Significant new capacity, in the tens of gigawatts, would be required to enhance coal's position in the U.S. energy mix.


Power Share


While the total capacity of coal has steadily decreased in recent decades, its share of the U.S. electricity generation mix has fluctuated and recently experienced a resurgence.


From January to August 2025, coal-fired plants produced about 16.3% of U.S. utility-supplied electricity, compared to a record low of 14.7% during the same period the previous year. This rebound has encouraged coal supporters, who hope for a sustained recovery in coal usage.


However, several factors that benefited coal's usage early in 2025 may change its attractiveness in the U.S. power mix in the future.


One major factor contributing to coal's resurgence was a spike in natural gas prices, prompting utilities to cut costs and increase coal usage due to its lower price.


In the first half of 2025, coal prices were around $1.15 per megawatt hour cheaper than natural gas, incentivizing generators to reduce gas output and increase coal usage.


Since June, though, coal prices have risen slightly above gas prices, changing power companies' consumption patterns and causing coal to lose ground to gas.


For coal to maintain sustained usage compared to other fossil fuels, it must continue to hold a significant cost advantage over gas, encouraging power firms to favor coal.
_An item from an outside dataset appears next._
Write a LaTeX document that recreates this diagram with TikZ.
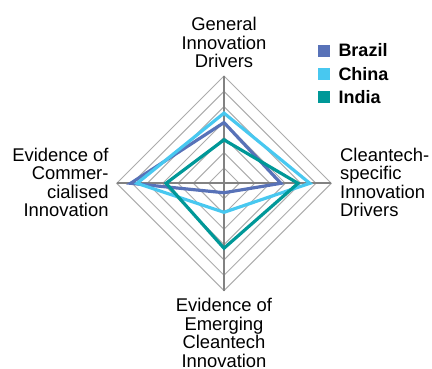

Achieving a lasting price advantage may be challenging due to the higher logistics costs associated with transporting coal from remote mines to distant power plants, often requiring trucks and trains.


Renewables Rising


Coal has also seen a reduction in its power generation share due to the rise of renewable energy sources, particularly in the past five years, as output from solar and wind farms has reached record levels.


Utilities have added more capacity from solar and wind than from any other energy source over the past decade, driven by substantial government subsidies that have made renewable energy cheaper than additional fossil fuel capacity.


In the future, while many of the renewable subsidies will be reduced, utilities are expected to continue prioritizing solar capacity due to the rapid deployment of solar energy onto grids.


Additionally, utilities are likely to focus on increasing battery storage capabilities, which can maximize the use of existing solar resources and enhance revenues in power markets.


Pollution Opposition


The significantly higher emissions from coal compared to other fuels are another reason coal's usage is unlikely to expand rapidly.


Coal-fired plants represent about 40% of total U.S. power sector emissions while generating less than 20% of the country's electricity, according to Ember.


Coal plants emit around 950,000 metric tons of CO2 per terawatt hour of electricity produced, compared to about 550,000 tons from natural gas plants.